UH-OH, I think I already read this one......wait I think I watched it...it was that ridiculous movie called an Inconvenient Truth, you know the one that used special effect movie graphics as real Arctic footage only this version revolves around two teens- Vera and Will who are brother and sister and live in a world where water, beverages and food are all rationed and controlled. Water is scarce and like anything that makes the world go round country's and nations are up in arms against each other for the control and access to the little commodity of water that is left. The powerful always dominate the weak in society and in Vera's world governments horde water and give little of it to the citizens, making life almost intolerable with dry chemical showers and fake food. Daily living really isn't about future aspirations or happiness...its mostly consumed with where the next glass of water is coming from. Its amazing to think how useless and invaluable things become when daily survival depends on how much water you can get.
Things change for Vera and Will once they meet Kai, a boy with a limitless supply of water and the teens see a way to life that seems impossible. Fast friendship is formed and Vera even gets a little goo-goo eyed. Unfortunately though Kai shouldn't have been showing of his water supply- he attracts the wrong attention and gets himself abducted leaving Vera and Will in the dust. But those teens aren't going to let the
As far as character development, I thought Vera and Will had a realistic brother/sister relationship and carried enough realism to connect with readers, however the very mild romance Vera and Kai shared seemed very one-sided, thus Vera risking her life and willing to leap tall buildings in a single bound to show her devotion while Kai laps up all the water living life carefree. Wtcrap is that about? Haven't we heard of ladies first sucka? Needless to say I thought the romance was as dry as these characters dehydrated bodies.
The Water Wars was not what I was expecting, defiantly masked as a dystopian, but more for the "all that matters is the environment" readers. I have a hard time with the eco-friendly, forced down my throat go green crap, while Im big on recycling and doing things that help our world Im not a big supporter in all the brouhaha this marketing causes. I thought the over-the-top message took away from the story underneath and defiantly took away from any substance that the characters could have brought to the novel. I guess when it comes down to it WW can be viewed two ways:
- One- that has a realistic premise that will make you love it and want to recycle a little more or
- Two- will come across as a far-fetched Environmental push that may induce major eye rolling.

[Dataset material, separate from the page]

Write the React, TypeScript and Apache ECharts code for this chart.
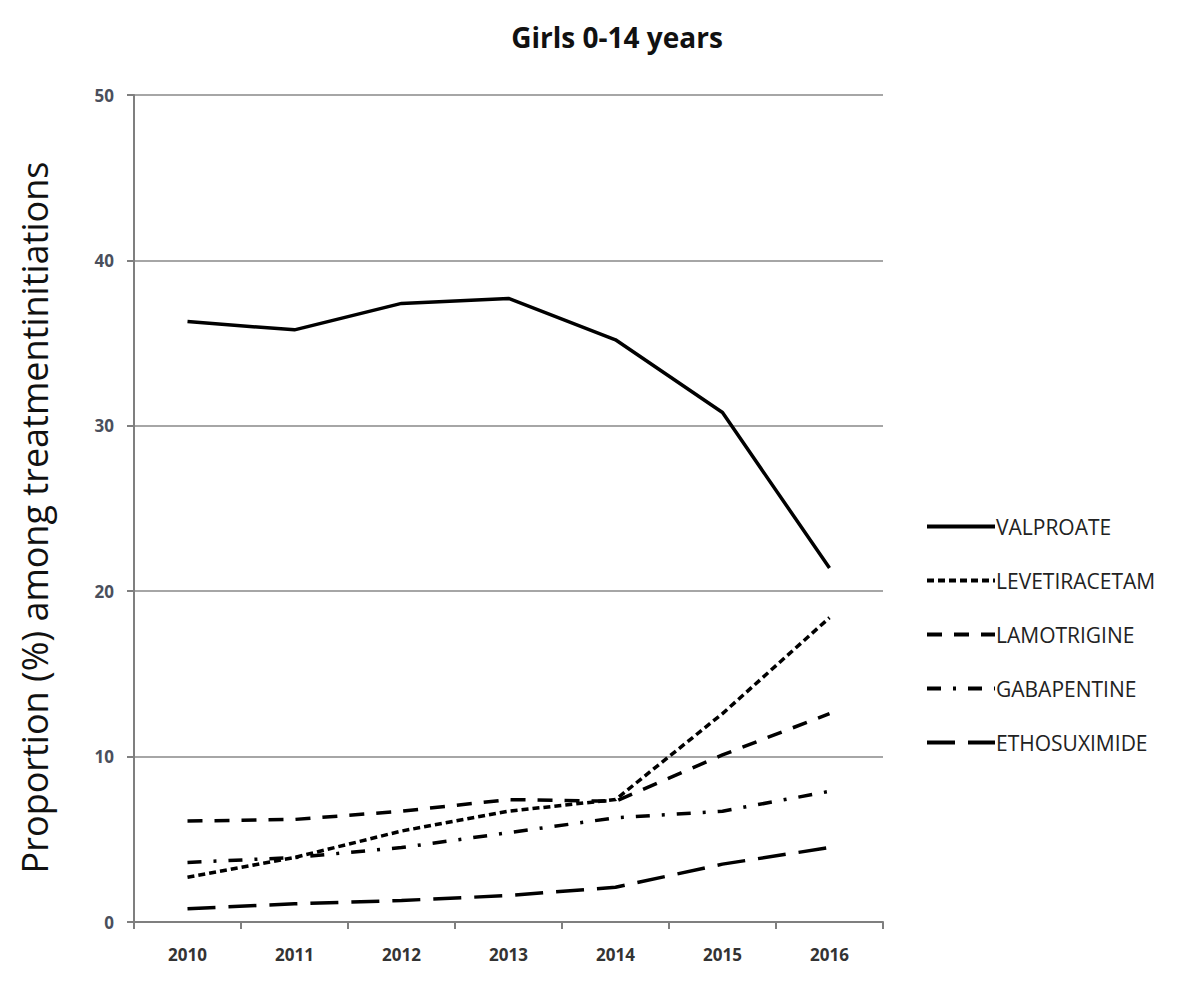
import React, { useEffect, useRef } from "react";
import * as echarts from "echarts";

const years = ["2010", "2011", "2012", "2013", "2014", "2015", "2016"];
const valproate = [36.3, 35.8, 37.4, 37.7, 35.2, 30.8, 21.4];
const levetiracetam = [2.7, 3.9, 5.5, 6.7, 7.4, 12.6, 18.4];
const lamotrigine = [6.1, 6.2, 6.7, 7.4, 7.3, 10.1, 12.6];
const gabapentine = [3.6, 3.9, 4.5, 5.4, 6.3, 6.7, 7.9];
const ethosuximide = [0.8, 1.1, 1.3, 1.6, 2.1, 3.5, 4.5];
const yTicks = { min: 0, max: 50, interval: 10 };

const seriesDefs = [
  { name: "VALPROATE", data: valproate, dash: "solid" as any },
  { name: "LEVETIRACETAM", data: levetiracetam, dash: [7, 4] },
  { name: "LAMOTRIGINE", data: lamotrigine, dash: [15, 12] },
  { name: "GABAPENTINE", data: gabapentine, dash: [14, 12, 3, 12] },
  { name: "ETHOSUXIMIDE", data: ethosuximide, dash: [28, 13] },
];

export default function App() {
  const ref = useRef<HTMLDivElement>(null);
  useEffect(() => {
    if (!ref.current) return;
    const chart = echarts.init(ref.current, null, { renderer: "svg" });
    const font = "'Open Sans', 'Liberation Sans', sans-serif";
    chart.setOption({
      animation: false,
      backgroundColor: "#ffffff",
      title: {
        text: "Girls 0-14 years",
        left: 604,
        top: 10,
        textAlign: "center",
        textStyle: { fontFamily: font, fontSize: 28, fontWeight: "bold", color: "#111" },
      },
      grid: { left: 122, right: 301, top: 87, bottom: 57, containLabel: false },
      legend: {
        orient: "vertical",
        left: 912,
        top: 503,
        itemWidth: 68,
        itemHeight: 12,
        itemGap: 33,
        itemStyle: { color: "rgba(0,0,0,0)", borderColor: "rgba(0,0,0,0)", borderWidth: 0 },
        lineStyle: { width: 4, color: "#000" },
        textStyle: { fontFamily: font, fontSize: 21, color: "#222", padding: [0, 0, 0, -4] },
        data: seriesDefs.map((s) => ({ name: s.name })),
      },
      xAxis: {
        type: "category",
        data: years,
        boundaryGap: true,
        axisLine: { lineStyle: { color: "#7f7f7f", width: 2 } },
        axisTick: { show: true, interval: 0, length: 7, lineStyle: { color: "#7f7f7f", width: 2 } },
        axisLabel: {
          margin: 24,
          fontFamily: font,
          fontSize: 17,
          fontWeight: "bold",
          color: "#333",
        },
      },
      yAxis: {
        type: "value",
        min: yTicks.min,
        max: yTicks.max,
        interval: yTicks.interval,
        name: "Proportion (%) among treatmentinitiations",
        nameLocation: "middle",
        nameGap: 82,
        nameTextStyle: { fontFamily: font, fontSize: 36, color: "#111", padding: [0, 18, 0, 0] },
        axisLine: { show: true, lineStyle: { color: "#7f7f7f", width: 2 } },
        axisTick: { show: true, length: 7, lineStyle: { color: "#7f7f7f", width: 2 } },
        axisLabel: {
          margin: 20,
          fontFamily: font,
          fontSize: 17,
          fontWeight: "bold",
          color: "#4a4f5c",
        },
        splitLine: { lineStyle: { color: "#a6a6a6", width: 2 } },
      },
      series: seriesDefs.map((s) => ({
        name: s.name,
        type: "line",
        data: s.data,
        symbol: "none",
        showSymbol: false,
        color: "#000",
        lineStyle: { color: "#000", width: 3.5, type: s.dash },
      })),
    });
    return () => chart.dispose();
  }, []);
  return <div ref={ref} style={{ width: 1176, height: 971 }} />;
}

While written well for a fast teen read, I found this fall into Global Warming is killing us all- Al Gore preachy save the trees lecture novel. Most of us who are reading dystopian (ok maybe not must of us- but for sure me) read this genre to see a world that is unlike our own. A world without water as a resource...wow- brilliant concept...a world were political bureaucrats run everything and the government is trying to save all trees...um- yeah its called the United States. I should have known when I read greedy corporations in the synopsis that The Water Wars was going to be a load of political BS having really nothing to do with literature but a specific push in politics and Global Warming to the young reader still developing political cognizance.
The Water Wars can be enjoyed by most teens. Contains mostly environmental awareness- mild violence and mild if any language. While I wouldn't personally recommend this book, I would suggest you borrow it before purchasing.